** BEGIN DATA ENTRIES **
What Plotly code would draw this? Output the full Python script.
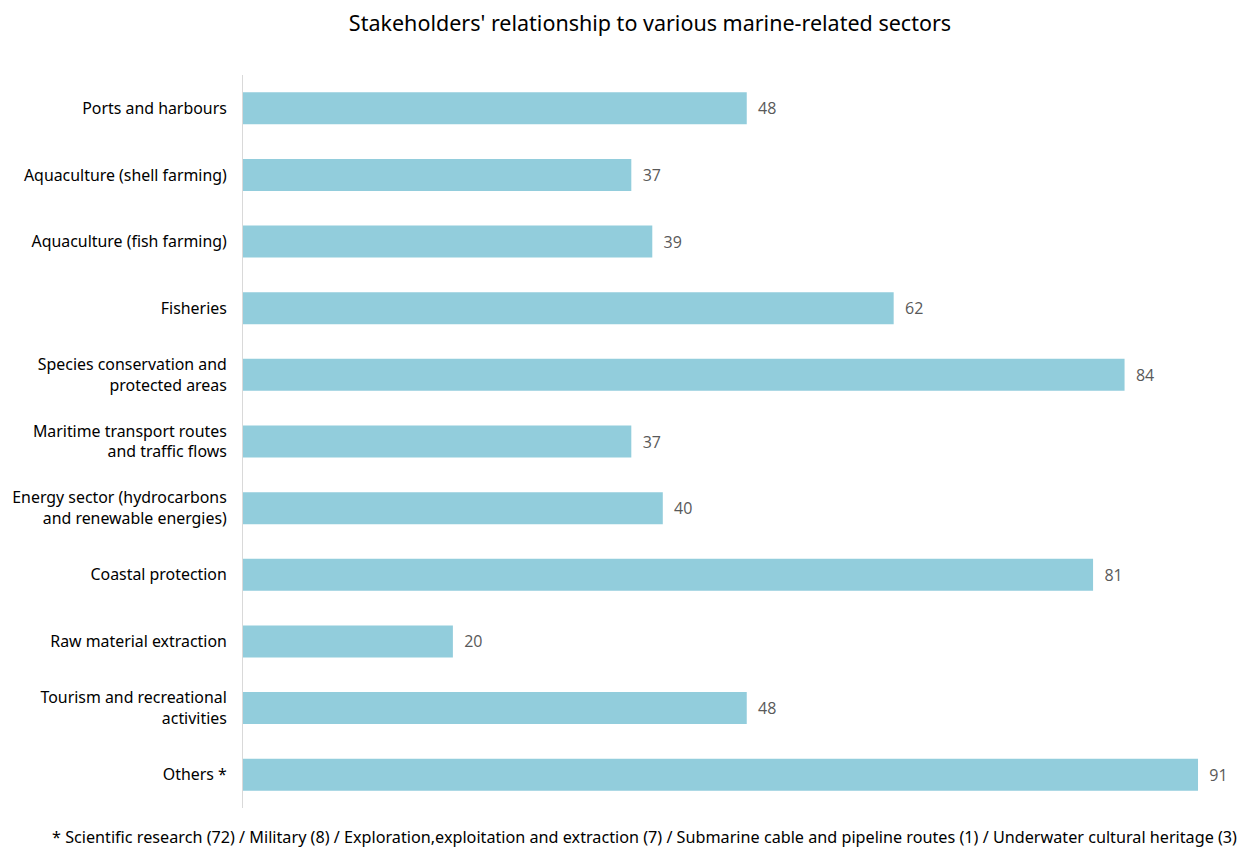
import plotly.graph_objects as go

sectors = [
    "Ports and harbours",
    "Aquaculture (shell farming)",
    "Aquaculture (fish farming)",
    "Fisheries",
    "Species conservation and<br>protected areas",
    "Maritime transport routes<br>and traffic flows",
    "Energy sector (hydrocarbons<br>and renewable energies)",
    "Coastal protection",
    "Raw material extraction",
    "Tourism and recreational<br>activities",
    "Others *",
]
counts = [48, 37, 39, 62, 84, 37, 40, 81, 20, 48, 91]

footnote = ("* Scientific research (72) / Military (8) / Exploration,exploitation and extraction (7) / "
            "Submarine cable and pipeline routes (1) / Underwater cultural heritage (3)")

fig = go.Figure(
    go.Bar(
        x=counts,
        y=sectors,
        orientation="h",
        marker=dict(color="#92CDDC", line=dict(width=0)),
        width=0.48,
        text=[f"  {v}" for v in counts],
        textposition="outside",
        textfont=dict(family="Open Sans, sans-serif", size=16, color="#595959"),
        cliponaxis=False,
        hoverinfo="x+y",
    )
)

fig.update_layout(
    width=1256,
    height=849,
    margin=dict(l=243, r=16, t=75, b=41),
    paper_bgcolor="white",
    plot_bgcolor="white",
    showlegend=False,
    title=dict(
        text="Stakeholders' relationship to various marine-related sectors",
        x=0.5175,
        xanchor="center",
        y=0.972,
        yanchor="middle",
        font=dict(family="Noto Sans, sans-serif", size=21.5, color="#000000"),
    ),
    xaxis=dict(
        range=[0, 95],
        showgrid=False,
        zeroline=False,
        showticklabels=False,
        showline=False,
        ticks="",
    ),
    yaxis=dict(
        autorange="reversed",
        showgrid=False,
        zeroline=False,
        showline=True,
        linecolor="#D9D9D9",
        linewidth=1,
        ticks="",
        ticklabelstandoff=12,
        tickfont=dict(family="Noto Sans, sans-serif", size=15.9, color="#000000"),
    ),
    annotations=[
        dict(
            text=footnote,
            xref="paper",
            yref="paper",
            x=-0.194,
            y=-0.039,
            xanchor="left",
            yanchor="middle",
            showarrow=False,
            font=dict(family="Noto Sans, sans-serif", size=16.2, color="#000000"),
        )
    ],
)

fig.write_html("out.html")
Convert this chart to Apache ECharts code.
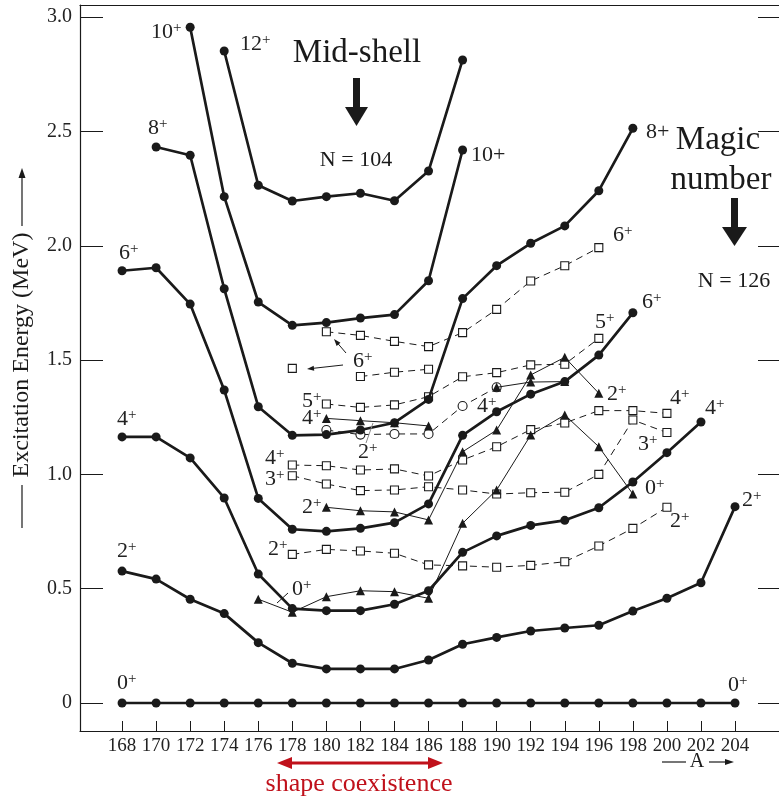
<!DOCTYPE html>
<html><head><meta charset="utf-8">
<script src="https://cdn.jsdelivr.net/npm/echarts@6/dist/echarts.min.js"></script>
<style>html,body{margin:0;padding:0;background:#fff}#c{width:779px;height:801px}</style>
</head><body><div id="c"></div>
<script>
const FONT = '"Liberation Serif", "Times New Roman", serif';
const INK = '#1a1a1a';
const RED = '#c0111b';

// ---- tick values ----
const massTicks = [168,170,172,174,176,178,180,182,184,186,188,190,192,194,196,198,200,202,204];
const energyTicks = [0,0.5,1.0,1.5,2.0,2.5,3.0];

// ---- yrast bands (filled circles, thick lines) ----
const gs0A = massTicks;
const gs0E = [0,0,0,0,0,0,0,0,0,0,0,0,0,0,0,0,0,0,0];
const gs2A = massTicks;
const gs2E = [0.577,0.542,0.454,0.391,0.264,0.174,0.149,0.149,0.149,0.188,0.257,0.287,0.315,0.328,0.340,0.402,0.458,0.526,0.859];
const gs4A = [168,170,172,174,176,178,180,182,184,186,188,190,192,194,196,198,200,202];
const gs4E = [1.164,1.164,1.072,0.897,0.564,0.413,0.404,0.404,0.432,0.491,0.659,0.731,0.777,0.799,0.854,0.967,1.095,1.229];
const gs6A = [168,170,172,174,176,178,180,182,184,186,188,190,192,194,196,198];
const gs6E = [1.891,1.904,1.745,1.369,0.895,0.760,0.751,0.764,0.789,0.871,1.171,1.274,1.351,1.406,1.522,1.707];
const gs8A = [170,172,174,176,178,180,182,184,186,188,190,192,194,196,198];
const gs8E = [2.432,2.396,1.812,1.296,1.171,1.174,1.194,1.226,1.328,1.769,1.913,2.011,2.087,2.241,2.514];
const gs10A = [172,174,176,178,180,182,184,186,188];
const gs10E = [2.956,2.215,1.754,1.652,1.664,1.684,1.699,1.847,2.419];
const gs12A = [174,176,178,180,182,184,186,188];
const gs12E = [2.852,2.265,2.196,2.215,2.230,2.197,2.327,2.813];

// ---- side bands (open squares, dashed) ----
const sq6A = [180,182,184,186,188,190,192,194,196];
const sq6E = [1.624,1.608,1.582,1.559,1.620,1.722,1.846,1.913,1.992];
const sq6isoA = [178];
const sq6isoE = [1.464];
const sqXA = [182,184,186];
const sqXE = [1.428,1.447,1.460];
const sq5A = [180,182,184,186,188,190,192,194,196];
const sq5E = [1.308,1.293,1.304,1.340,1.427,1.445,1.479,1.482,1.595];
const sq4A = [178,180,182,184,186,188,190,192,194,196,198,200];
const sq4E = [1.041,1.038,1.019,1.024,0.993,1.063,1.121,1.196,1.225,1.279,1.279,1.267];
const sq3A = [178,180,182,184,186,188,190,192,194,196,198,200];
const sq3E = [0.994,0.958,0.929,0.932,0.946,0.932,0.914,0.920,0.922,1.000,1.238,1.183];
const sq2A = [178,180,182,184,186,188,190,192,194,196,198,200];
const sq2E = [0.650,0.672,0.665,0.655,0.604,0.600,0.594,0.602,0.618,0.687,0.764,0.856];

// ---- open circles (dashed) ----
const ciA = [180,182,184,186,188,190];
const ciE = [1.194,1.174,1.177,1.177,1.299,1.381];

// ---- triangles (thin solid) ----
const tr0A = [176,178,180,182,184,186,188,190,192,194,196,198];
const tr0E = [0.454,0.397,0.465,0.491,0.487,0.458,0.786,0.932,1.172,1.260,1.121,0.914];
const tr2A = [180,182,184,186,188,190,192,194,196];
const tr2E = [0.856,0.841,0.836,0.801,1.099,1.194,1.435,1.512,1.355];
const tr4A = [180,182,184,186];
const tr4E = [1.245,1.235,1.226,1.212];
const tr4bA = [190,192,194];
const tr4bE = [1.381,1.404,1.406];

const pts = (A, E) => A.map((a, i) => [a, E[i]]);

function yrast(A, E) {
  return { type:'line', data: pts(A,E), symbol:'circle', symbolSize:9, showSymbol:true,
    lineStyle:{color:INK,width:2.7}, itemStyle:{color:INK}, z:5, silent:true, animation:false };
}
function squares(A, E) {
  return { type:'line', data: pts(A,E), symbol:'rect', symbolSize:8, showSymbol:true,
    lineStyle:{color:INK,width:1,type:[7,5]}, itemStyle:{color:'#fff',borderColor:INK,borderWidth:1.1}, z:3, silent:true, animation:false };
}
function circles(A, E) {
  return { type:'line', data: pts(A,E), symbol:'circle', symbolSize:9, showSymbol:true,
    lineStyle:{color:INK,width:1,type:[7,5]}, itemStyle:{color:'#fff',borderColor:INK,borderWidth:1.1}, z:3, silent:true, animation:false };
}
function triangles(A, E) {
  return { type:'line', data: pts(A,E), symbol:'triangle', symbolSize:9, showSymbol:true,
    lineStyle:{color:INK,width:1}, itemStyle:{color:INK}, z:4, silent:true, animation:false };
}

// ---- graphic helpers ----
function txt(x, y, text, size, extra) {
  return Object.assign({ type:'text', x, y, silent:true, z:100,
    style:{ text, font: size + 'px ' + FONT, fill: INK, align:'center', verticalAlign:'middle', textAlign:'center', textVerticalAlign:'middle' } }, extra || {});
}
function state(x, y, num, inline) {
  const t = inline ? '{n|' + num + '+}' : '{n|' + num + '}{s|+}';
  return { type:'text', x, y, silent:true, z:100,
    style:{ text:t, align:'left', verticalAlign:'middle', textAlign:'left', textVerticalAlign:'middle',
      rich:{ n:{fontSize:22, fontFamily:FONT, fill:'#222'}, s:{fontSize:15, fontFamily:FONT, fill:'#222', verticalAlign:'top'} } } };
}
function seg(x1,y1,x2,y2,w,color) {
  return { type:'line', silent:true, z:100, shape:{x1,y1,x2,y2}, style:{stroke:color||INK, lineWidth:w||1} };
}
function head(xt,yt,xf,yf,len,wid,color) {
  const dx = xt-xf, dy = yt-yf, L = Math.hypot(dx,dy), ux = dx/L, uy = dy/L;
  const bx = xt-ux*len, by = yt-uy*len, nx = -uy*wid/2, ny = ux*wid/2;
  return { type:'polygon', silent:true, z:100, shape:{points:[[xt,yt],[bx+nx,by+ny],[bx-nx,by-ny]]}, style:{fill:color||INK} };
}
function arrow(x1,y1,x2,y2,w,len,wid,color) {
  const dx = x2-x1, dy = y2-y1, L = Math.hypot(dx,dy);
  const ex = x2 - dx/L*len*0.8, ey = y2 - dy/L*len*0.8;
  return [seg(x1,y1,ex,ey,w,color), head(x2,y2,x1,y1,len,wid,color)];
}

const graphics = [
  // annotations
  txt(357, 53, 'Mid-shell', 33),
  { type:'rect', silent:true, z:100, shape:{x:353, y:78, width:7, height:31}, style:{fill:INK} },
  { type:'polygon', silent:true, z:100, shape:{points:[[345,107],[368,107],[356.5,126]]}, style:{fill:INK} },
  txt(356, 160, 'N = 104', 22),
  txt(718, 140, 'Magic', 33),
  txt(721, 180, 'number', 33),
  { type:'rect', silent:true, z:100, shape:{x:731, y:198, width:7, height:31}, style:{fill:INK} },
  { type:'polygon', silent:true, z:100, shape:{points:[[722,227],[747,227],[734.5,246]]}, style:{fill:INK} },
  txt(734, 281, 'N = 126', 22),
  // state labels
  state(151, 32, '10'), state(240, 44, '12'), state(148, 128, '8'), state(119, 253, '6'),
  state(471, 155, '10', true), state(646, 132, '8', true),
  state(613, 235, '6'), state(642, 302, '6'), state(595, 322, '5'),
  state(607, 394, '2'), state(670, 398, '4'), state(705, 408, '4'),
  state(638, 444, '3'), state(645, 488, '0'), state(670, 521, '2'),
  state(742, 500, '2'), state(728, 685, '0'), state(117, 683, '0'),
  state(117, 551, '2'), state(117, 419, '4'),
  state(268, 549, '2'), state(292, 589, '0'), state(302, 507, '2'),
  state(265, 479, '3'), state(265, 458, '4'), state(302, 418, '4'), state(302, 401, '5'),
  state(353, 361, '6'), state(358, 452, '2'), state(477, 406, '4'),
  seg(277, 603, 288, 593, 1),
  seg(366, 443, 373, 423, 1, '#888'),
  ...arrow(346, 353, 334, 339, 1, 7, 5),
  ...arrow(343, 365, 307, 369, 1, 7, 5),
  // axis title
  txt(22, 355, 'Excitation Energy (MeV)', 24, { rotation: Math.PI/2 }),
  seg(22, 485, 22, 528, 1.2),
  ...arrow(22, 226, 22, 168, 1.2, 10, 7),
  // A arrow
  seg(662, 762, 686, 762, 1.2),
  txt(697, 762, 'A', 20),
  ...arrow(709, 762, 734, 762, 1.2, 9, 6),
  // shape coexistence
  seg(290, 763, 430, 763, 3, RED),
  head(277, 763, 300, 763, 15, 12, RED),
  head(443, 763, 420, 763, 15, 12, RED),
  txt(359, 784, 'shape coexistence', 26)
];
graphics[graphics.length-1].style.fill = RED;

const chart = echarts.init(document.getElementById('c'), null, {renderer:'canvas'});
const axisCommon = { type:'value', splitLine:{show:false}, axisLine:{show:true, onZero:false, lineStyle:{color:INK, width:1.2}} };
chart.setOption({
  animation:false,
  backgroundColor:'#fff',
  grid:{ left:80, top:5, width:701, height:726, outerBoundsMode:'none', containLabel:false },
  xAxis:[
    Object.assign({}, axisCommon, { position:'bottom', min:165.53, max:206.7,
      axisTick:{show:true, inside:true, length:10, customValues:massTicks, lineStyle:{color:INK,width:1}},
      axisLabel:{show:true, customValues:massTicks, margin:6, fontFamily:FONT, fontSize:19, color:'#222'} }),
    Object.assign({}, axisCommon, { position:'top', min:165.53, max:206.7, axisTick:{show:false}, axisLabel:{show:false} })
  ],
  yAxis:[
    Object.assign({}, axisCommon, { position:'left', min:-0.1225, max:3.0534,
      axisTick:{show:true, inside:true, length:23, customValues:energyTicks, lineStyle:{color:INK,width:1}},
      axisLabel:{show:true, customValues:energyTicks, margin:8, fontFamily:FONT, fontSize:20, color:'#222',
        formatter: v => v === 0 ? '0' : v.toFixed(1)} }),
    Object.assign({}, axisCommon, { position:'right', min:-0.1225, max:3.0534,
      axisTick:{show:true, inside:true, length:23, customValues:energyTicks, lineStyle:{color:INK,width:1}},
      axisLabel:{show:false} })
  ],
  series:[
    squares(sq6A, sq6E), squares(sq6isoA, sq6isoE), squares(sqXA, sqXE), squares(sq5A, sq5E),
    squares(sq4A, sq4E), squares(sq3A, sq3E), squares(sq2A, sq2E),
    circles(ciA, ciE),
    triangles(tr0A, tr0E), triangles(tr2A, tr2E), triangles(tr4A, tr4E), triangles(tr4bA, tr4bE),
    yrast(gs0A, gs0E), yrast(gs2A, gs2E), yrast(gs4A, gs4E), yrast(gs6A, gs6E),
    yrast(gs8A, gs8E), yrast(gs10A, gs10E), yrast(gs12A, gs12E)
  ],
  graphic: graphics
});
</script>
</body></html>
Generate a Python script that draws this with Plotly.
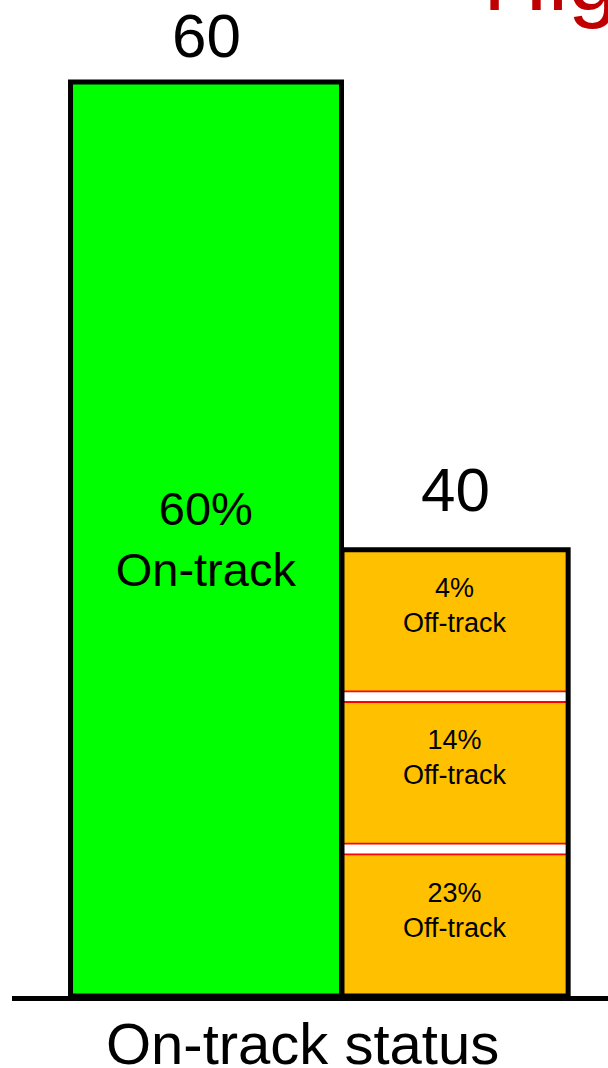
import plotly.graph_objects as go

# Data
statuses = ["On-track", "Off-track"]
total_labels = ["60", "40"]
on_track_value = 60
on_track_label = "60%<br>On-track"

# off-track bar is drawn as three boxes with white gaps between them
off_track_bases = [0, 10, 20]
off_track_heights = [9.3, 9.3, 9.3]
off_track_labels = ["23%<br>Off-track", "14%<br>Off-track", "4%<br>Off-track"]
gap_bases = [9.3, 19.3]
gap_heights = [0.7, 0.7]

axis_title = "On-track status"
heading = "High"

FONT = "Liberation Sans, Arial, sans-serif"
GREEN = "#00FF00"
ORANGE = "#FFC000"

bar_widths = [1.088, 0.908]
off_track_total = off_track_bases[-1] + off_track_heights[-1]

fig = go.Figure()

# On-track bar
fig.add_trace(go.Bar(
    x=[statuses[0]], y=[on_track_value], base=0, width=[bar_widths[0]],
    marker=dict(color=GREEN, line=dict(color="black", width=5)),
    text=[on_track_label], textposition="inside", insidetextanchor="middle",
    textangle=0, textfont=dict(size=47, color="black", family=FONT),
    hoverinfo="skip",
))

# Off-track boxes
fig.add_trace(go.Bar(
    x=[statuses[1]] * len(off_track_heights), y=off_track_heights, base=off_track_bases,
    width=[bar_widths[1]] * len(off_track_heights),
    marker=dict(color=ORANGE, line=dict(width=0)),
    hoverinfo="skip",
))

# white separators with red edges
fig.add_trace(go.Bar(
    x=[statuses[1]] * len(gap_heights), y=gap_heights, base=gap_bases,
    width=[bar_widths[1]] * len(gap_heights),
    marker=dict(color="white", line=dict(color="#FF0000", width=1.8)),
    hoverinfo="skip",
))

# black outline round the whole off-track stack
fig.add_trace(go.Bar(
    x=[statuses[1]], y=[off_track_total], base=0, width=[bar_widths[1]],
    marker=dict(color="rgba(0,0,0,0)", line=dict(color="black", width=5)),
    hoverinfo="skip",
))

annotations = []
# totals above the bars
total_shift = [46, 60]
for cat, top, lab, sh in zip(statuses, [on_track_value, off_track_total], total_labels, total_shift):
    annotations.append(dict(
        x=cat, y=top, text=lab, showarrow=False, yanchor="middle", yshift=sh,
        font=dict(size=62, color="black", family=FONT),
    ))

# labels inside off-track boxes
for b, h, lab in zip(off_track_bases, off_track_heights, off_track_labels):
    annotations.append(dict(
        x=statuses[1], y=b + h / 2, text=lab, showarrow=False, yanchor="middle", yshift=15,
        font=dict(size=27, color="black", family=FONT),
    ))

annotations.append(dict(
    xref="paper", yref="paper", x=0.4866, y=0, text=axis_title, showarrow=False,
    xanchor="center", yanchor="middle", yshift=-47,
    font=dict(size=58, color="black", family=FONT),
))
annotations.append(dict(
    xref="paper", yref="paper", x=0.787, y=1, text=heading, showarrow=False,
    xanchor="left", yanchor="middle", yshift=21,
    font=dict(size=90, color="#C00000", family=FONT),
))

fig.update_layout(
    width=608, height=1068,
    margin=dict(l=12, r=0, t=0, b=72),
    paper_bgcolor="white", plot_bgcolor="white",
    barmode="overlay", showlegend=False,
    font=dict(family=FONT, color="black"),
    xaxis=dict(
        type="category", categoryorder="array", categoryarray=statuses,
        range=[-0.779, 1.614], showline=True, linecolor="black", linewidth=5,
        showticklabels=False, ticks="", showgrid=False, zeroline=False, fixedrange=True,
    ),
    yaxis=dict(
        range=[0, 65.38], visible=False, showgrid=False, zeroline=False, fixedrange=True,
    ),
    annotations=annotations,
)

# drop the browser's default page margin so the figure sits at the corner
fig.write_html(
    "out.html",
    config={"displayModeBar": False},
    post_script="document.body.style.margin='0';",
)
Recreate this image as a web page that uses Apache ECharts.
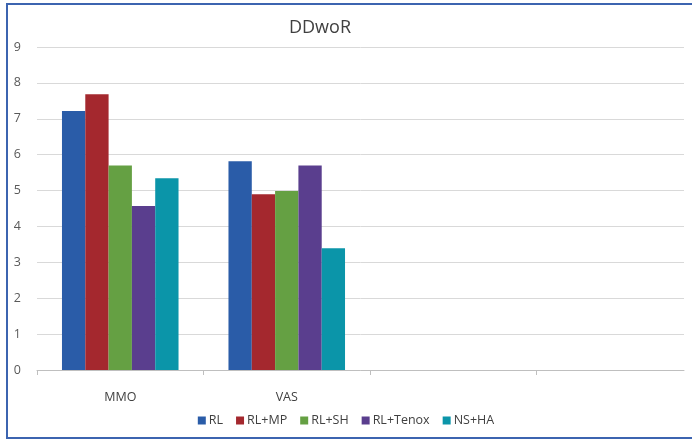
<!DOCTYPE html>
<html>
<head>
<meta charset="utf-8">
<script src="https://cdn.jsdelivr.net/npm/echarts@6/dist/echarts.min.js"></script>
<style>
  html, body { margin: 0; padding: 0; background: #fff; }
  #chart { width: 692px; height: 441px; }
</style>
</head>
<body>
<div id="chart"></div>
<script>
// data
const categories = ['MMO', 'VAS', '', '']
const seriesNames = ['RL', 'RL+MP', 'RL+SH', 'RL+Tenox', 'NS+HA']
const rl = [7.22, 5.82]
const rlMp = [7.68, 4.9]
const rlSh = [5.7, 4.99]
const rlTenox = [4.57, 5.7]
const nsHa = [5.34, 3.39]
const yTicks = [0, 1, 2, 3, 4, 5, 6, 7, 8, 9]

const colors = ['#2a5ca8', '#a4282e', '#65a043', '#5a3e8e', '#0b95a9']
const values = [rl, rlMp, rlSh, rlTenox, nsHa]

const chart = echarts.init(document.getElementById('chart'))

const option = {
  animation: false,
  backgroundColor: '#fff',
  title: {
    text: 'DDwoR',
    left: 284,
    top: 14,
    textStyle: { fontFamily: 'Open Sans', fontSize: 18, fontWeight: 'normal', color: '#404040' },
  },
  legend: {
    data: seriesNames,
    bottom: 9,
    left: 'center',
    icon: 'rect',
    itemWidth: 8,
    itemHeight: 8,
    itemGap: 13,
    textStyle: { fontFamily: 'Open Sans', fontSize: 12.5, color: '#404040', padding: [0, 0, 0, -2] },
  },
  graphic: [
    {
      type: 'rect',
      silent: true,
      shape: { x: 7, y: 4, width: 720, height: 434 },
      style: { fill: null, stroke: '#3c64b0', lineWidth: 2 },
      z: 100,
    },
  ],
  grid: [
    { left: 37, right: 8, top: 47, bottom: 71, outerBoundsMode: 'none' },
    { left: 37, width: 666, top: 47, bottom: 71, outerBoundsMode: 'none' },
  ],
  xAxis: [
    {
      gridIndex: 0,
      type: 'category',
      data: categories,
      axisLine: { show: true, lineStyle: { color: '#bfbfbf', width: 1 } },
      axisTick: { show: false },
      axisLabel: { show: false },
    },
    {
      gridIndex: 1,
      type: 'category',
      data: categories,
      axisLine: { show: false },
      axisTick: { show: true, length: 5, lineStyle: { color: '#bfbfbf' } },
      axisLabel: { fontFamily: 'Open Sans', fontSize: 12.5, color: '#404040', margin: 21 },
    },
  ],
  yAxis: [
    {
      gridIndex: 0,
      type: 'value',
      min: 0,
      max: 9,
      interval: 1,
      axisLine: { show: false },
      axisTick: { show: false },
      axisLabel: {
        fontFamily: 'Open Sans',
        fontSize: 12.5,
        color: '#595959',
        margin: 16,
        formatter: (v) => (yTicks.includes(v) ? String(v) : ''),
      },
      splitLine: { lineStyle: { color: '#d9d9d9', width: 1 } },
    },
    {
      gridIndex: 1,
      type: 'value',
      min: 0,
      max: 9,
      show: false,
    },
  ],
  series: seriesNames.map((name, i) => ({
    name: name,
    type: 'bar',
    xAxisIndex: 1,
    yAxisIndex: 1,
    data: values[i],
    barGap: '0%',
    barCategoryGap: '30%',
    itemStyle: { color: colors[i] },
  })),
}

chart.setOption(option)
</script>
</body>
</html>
** END DATA ENTRIES **
Pictures stay out: repeat exactly only the lines from the one with "Convert this chart to Apache ECharts code." through the one with "const energyTicks = [0,0.5,1.0,1.5,2.0,2.5,3.0];".

Convert this chart to Apache ECharts code.
<!DOCTYPE html>
<html><head><meta charset="utf-8">
<script src="https://cdn.jsdelivr.net/npm/echarts@6/dist/echarts.min.js"></script>
<style>html,body{margin:0;padding:0;background:#fff}#c{width:779px;height:801px}</style>
</head><body><div id="c"></div>
<script>
const FONT = '"Liberation Serif", "Times New Roman", serif';
const INK = '#1a1a1a';
const RED = '#c0111b';

// ---- tick values ----
const massTicks = [168,170,172,174,176,178,180,182,184,186,188,190,192,194,196,198,200,202,204];
const energyTicks = [0,0.5,1.0,1.5,2.0,2.5,3.0];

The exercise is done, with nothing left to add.